More explicit in its proclamation for female health services, including abortion and contraception, is the UNCRC’s Article 24. It requires recognition of “the right of the child to the enjoyment of the highest attainable standard of health…” where “[p]arties shall strive to ensure that no child is deprived of his of her right of access to such health care services.” In the international community, “health care services” is understood to include unrestricted and under-regulated abortion on demand and contraception.
In fact, these same tactics — vague language and liberal interpretation — were similarly utilized by the U.N. Convention on the Elimination of All Forms of Discrimination Against Women (CEDAW) to coerce countries into legalizing abortion. The term “abortion” is never once written into or referred to in CEDAW. However, its vague terminology has been interpreted by many in the international community to include abortion on demand. In particular, Article 12 states in part that “to eliminate discrimination against women in the field of health care,” women must be provided “access to health care services, including those related to family planning.” The terms “health care services” and “family planning” have been widely interpreted (by the U.N. and other international bodies) to include abortion on demand and access to contraception.
If the Convention on the Rights of the Child is ratified, not only will it require abortion and contraceptive “health care services” be provided to our children, but it will do so without the consent of parents. Article 16 of the UNCRC provides for a right to privacy, with which no one shall interfere, including parents.
Further, children will be indoctrinated by the mass media without parental restrictions. Article 17 commits that parties “shall ensure the child access to information and material from a diversity of national and international sources, especially those aimed at the promotion of his or her social, spiritual and moral well-being and physical and mental health.” Importantly, Article 13 provides for a child’s freedom of expression and the right to receive information through any media of the “child’s choice,” thus proscribing parents and others from limiting access to injurious and objectionable material.
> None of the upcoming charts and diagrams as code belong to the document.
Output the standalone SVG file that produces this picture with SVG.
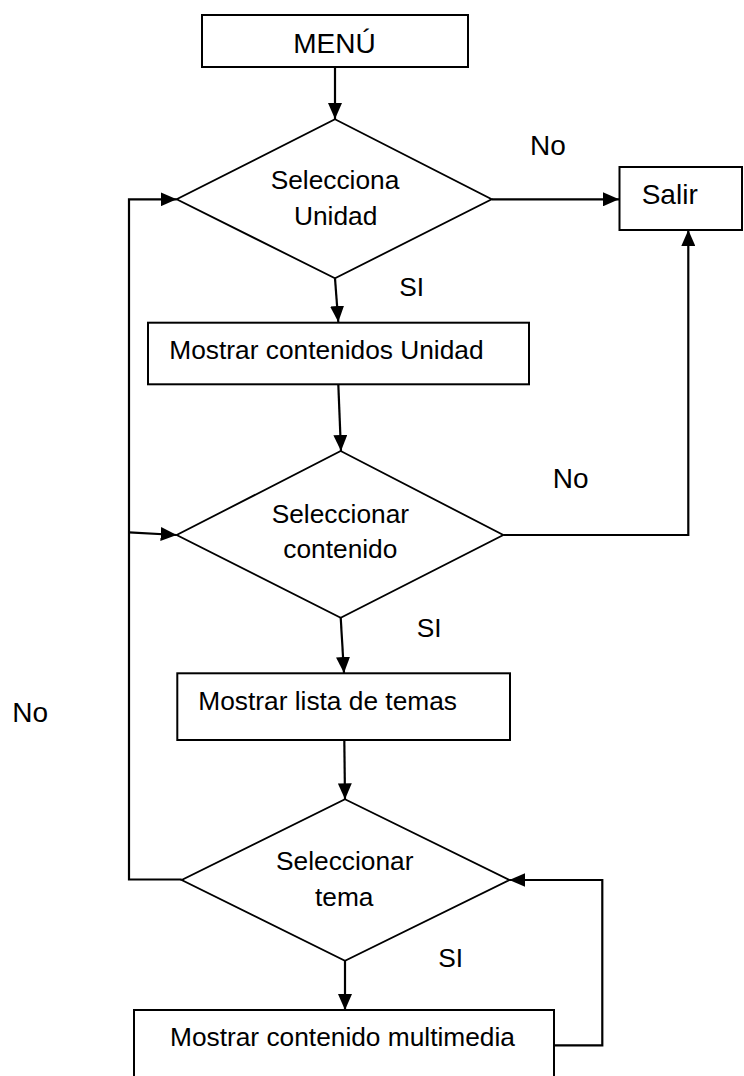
<svg xmlns="http://www.w3.org/2000/svg" width="744" height="1076" viewBox="0 0 744 1076">
  <style>
    .box { fill: #fff; stroke: #000; stroke-width: 2; }
    .dec { fill: #fff; stroke: #000; stroke-width: 1.8; stroke-linejoin: miter; }
    .edge { fill: none; stroke: #000; stroke-width: 2.2; }
    .t { font-family: "Liberation Sans", Arial, sans-serif; font-size: 26.3px; fill: #000; }
    .tl { font-family: "Liberation Sans", Arial, sans-serif; font-size: 28px; fill: #000; }
  </style>
  <defs>
    <marker id="arrow" markerUnits="userSpaceOnUse" markerWidth="16" markerHeight="14" refX="16" refY="7" orient="auto">
      <path d="M0,0 L16,7 L0,14 Z" fill="#000"/>
    </marker>
  </defs>

  <rect width="744" height="1076" fill="#fff"/>

  <!-- connectors -->
  <g id="connectors">
    <path class="edge" d="M335,67 L335,119" marker-end="url(#arrow)"/>
    <path class="edge" d="M491.7,199.3 L619,199.3" marker-end="url(#arrow)"/>
    <path class="edge" d="M335,278.3 L338.3,322" marker-end="url(#arrow)"/>
    <path class="edge" d="M338.3,384.3 L341,451" marker-end="url(#arrow)"/>
    <path class="edge" d="M503.3,535 L688.3,535 L688.3,230" marker-end="url(#arrow)"/>
    <path class="edge" d="M340.7,617.7 L344,673" marker-end="url(#arrow)"/>
    <path class="edge" d="M344.3,740 L345,799.3" marker-end="url(#arrow)"/>
    <path class="edge" d="M181.7,879.5 L129,879.5 L129,199.3 L176.7,199.3" marker-end="url(#arrow)"/>
    <path class="edge" d="M129,532.3 L176.7,535" marker-end="url(#arrow)"/>
    <path class="edge" d="M345,960.7 L345,1010" marker-end="url(#arrow)"/>
    <path class="edge" d="M554,1045.3 L602.3,1045.3 L602.3,880 L509.3,880" marker-end="url(#arrow)"/>
  </g>

  <!-- branch labels -->
  <g id="labels">
    <text class="tl" x="530" y="155">No</text>
    <text class="t" x="399.3" y="296">SI</text>
    <text class="tl" x="552.7" y="488.3">No</text>
    <text class="t" x="416.7" y="636.7">SI</text>
    <text class="tl" x="12.3" y="721.7">No</text>
    <text class="t" x="438.3" y="967.3">SI</text>
  </g>

  <g id="menu">
    <rect class="box" x="202" y="15" width="266" height="52"/>
    <text class="tl" x="293.3" y="52.7">MENÚ</text>
  </g>

  <g id="selecciona-unidad">
    <polygon class="dec" points="335,119.3 491.7,199.3 335,278.3 176.7,199.3"/>
    <text class="t" x="270.7" y="189.3">Selecciona</text>
    <text class="t" x="294" y="225">Unidad</text>
  </g>

  <g id="salir">
    <rect class="box" x="619.5" y="167" width="122.5" height="63"/>
    <text class="tl" x="641.7" y="204.3">Salir</text>
  </g>

  <g id="mostrar-contenidos-unidad">
    <rect class="box" x="148" y="322.7" width="381" height="61.6"/>
    <text class="t" x="169.3" y="359">Mostrar contenidos Unidad</text>
  </g>

  <g id="seleccionar-contenido">
    <polygon class="dec" points="340.7,451 503.3,535 340.7,617.7 176.7,535"/>
    <text class="t" x="271.7" y="523.3">Seleccionar</text>
    <text class="t" x="283.3" y="558.3">contenido</text>
  </g>

  <g id="mostrar-lista-temas">
    <rect class="box" x="177.3" y="673.3" width="332.7" height="66.7"/>
    <text class="t" x="198.3" y="710">Mostrar lista de temas</text>
  </g>

  <g id="seleccionar-tema">
    <polygon class="dec" points="345,799.3 509.3,880 345,960.7 181.7,880"/>
    <text class="t" x="276" y="870">Seleccionar</text>
    <text class="t" x="315" y="906">tema</text>
  </g>

  <g id="mostrar-contenido-multimedia">
    <rect class="box" x="134" y="1010" width="420" height="80"/>
    <text class="t" x="170" y="1046">Mostrar contenido multimedia</text>
  </g>
</svg>
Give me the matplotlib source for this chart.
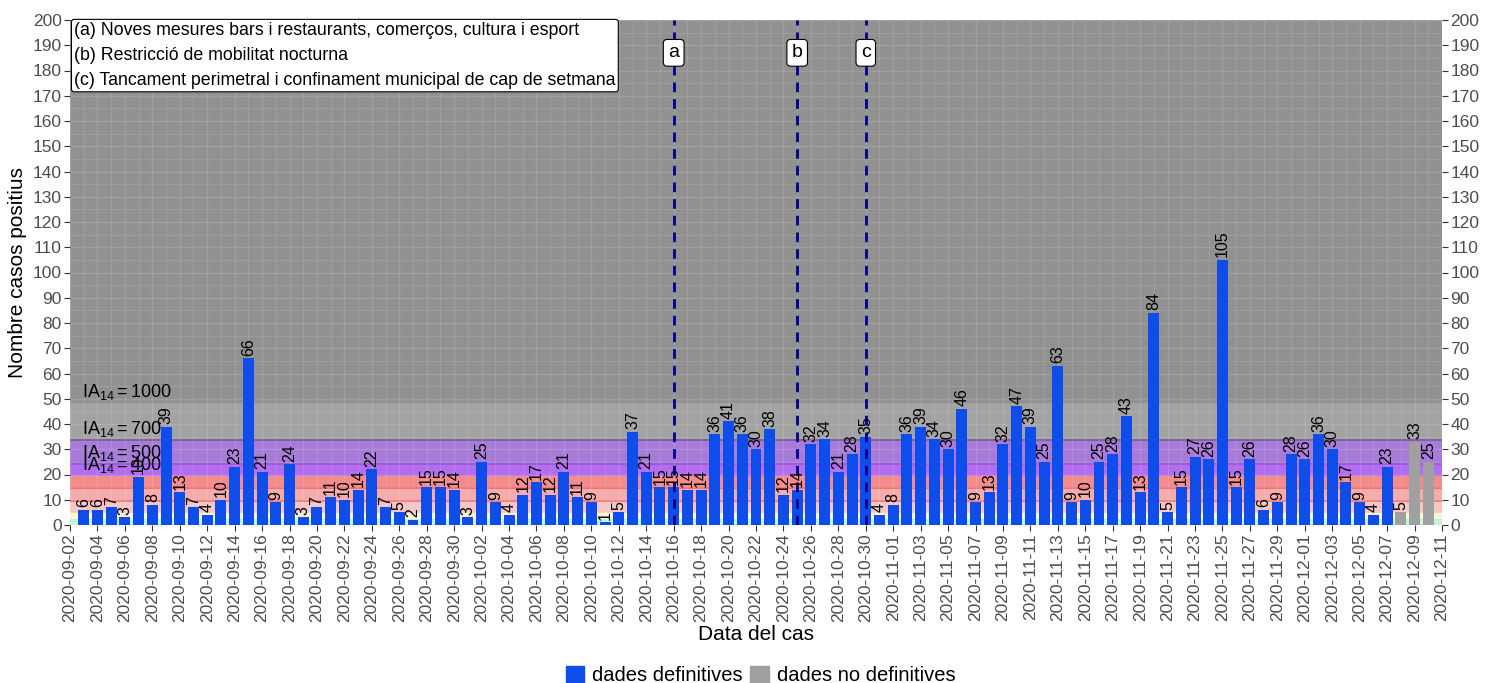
import numpy as np
import pandas as pd
import matplotlib
matplotlib.use("Agg")
import matplotlib.pyplot as plt
import matplotlib.dates as mdates
from matplotlib.patches import Patch

plt.rcParams['font.family'] = ['Liberation Sans', 'DejaVu Sans']
plt.rcParams['mathtext.fontset'] = 'custom'
plt.rcParams['mathtext.rm'] = 'Liberation Sans'
plt.rcParams['mathtext.it'] = 'Liberation Sans:italic'

# casos diaris, del 2020-09-03 al 2020-12-07 (definitius) i 12-08..12-10 (no definitius)
inici = "2020-09-03"
casos_def = [6, 6, 7, 3, 19, 8, 39, 13, 7, 4, 10, 23, 66, 21, 9, 24, 3, 7, 11, 10,
             14, 22, 7, 5, 2, 15, 15, 14,
             3, 25, 9, 4, 12, 17, 12, 21, 11, 9, 1, 5, 37, 21, 15, 15, 14, 14, 36, 41,
             36, 30, 38, 12, 14, 32, 34, 21, 28, 35, 4,
             8, 36, 39, 34, 30, 46, 9, 13, 32, 47, 39, 25, 63, 9, 10, 25, 28, 43, 13,
             84, 5, 15, 27, 26, 105, 15, 26, 6, 9, 28,
             26, 36, 30, 17, 9, 4, 23]
casos_nodef = [5, 33, 25]

mesures_dates = ["2020-10-16", "2020-10-25", "2020-10-30"]
mesures_lletres = ["a", "b", "c"]
mesures_text = ["(a) Noves mesures bars i restaurants, comerços, cultura i esport",
                "(b) Restricció de mobilitat nocturna",
                "(c) Tancament perimetral i confinament municipal de cap de setmana"]

# llindars d'IA14 (casos per 100.000 hab. en 14 dies)
poblacio = 67600
ia_llindars = [0, 50, 100, 200, 300, 400, 500, 700, 1000]
ia_colors = ["#bef5dc", "#faf5d2", "#f7c6c6", "#f5acac", "#f38d8d",
             "#b36ef0", "#a77bd8", "#a3a3a3", "#919191"]
ia_etiquetes = [400, 500, 700, 1000]
linies_llindar = {200: "#f07070", 300: "#f06868", 500: "#9858d8", 700: "#7a5a96"}


def ia_a_casos(ia):
    return ia * poblacio / 14 / 100000


dies_def = pd.date_range(inici, periods=len(casos_def), freq="D")
dies_nodef = pd.date_range(dies_def[-1] + pd.Timedelta(days=1), periods=len(casos_nodef), freq="D")
x_def = mdates.date2num(dies_def)
x_nodef = mdates.date2num(dies_nodef)

fig = plt.figure(figsize=(14.91, 6.83), dpi=100)
ax = fig.add_axes([70 / 1491, 1 - 525 / 683, (1442 - 70) / 1491, (525 - 20) / 683])

x0 = mdates.date2num(pd.Timestamp("2020-09-02"))
x1 = mdates.date2num(pd.Timestamp("2020-12-11"))
ymax = 200

# franges de fons
for i, ia in enumerate(ia_llindars):
    lo = ia_a_casos(ia)
    hi = ia_a_casos(ia_llindars[i + 1]) if i + 1 < len(ia_llindars) else ymax
    ax.axhspan(lo, hi, color=ia_colors[i], lw=0, zorder=0)
for ia, c in linies_llindar.items():
    ax.axhline(ia_a_casos(ia), color=c, lw=1.2, zorder=1)

# graella
for d in np.arange(x0, x1 + 1):
    ax.axvline(d, color="white", lw=1.0 if (d - x0) % 2 == 0 else 0.6, alpha=0.13, zorder=1)
for y in range(0, ymax + 1, 5):
    ax.axhline(y, color="white", lw=1.0 if y % 10 == 0 else 0.6, alpha=0.13, zorder=1)

# barres
ax.bar(x_def, casos_def, width=0.8, color="#0f4deb", zorder=3)
ax.bar(x_nodef, casos_nodef, width=0.8, color="#a0a0a0", zorder=3)
for x, v in zip(list(x_def) + list(x_nodef), casos_def + casos_nodef):
    ax.text(x, v + 1.0, str(v), rotation=90, ha="center", va="bottom", fontsize=11.5, zorder=5)

# etiquetes IA14
for ia in ia_etiquetes:
    ax.text(x0 + 0.9, ia_a_casos(ia) + 0.3, r"$\mathrm{IA}_{14}=\mathrm{%d}$" % ia,
            ha="left", va="bottom", fontsize=13, zorder=4)

# mesures
for d, l in zip(mesures_dates, mesures_lletres):
    xd = mdates.date2num(pd.Timestamp(d))
    ax.axvline(xd, color="#00008b", lw=2, ls=(0, (3.5, 2.5)), zorder=4)
    ax.text(xd, 187, l, ha="center", va="center", fontsize=14, zorder=6,
            bbox=dict(boxstyle="round,pad=0.25,rounding_size=0.2", fc="white", ec="black", lw=0.8))

ax.text(x0 + 0.3, 199.2, "\n".join(mesures_text), ha="left", va="top", fontsize=12.8,
        linespacing=1.62, zorder=6,
        bbox=dict(boxstyle="round,pad=0.15,rounding_size=0.15", fc="white", ec="black", lw=0.8))

ax.set_xlim(x0, x1)
ax.set_ylim(0, ymax)
ticks_x = pd.date_range("2020-09-02", "2020-12-11", freq="2D")
ax.set_xticks(mdates.date2num(ticks_x))
ax.set_xticklabels([t.strftime("%Y-%m-%d") for t in ticks_x], rotation=90, fontsize=12.5, color="#4d4d4d")
ax.set_yticks(range(0, ymax + 1, 10))
ax.tick_params(axis="y", left=True, right=True, labelleft=True, labelright=True,
               labelsize=12.5, labelcolor="#4d4d4d", color="#333333", length=4, pad=2)
ax.tick_params(axis="x", color="#333333", length=4, pad=2)
for s in ax.spines.values():
    s.set_visible(False)

ax.set_ylabel("Nombre casos positius", fontsize=15, labelpad=4)
ax.set_xlabel("Data del cas", fontsize=15, labelpad=2)

handles = [Patch(color="#0f4deb", label="dades definitives"),
           Patch(color="#a0a0a0", label="dades no definitives")]
fig.legend(handles=handles, loc="lower center", bbox_to_anchor=(0.51, -0.03), ncol=2,
           frameon=False, fontsize=14.5, handlelength=0.9, handleheight=0.9,
           handletextpad=0.4, columnspacing=0.4)

fig.savefig("out.png", dpi=100)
Not allowing parents to pass on moral or religious beliefs, but rather turning over sensitive issues of formation to the state, the international community, and media will have obviously devastating effects. The United Kingdom (UK) provides a prime example of this negative impact. The UK government is advocating children choose their own morals regarding sexuality. A government-issued pamphlet entitled “Talking to Your Teenager about Sex and Relationships” encourages parents not to convince their children about what is right or wrong because this will discourage them from being open to all views on sexuality and relationships. British-based social researcher Dr. Patricia Morgan noted that with the program, “[p]arents are not allowed to know if their child is being given contraception or getting an abortion. But they are being told to teach their children about sex in a manner dictated by the State.”
Although President Bill Clinton signed UNCRC in 1995, it has not been ratified, therefore, Americans and our laws are not currently under its auspices. More importantly, it should not be ratified, as it will hand United State’s national sovereignty over to an International Committee to decide what is in the “best interest” of our children.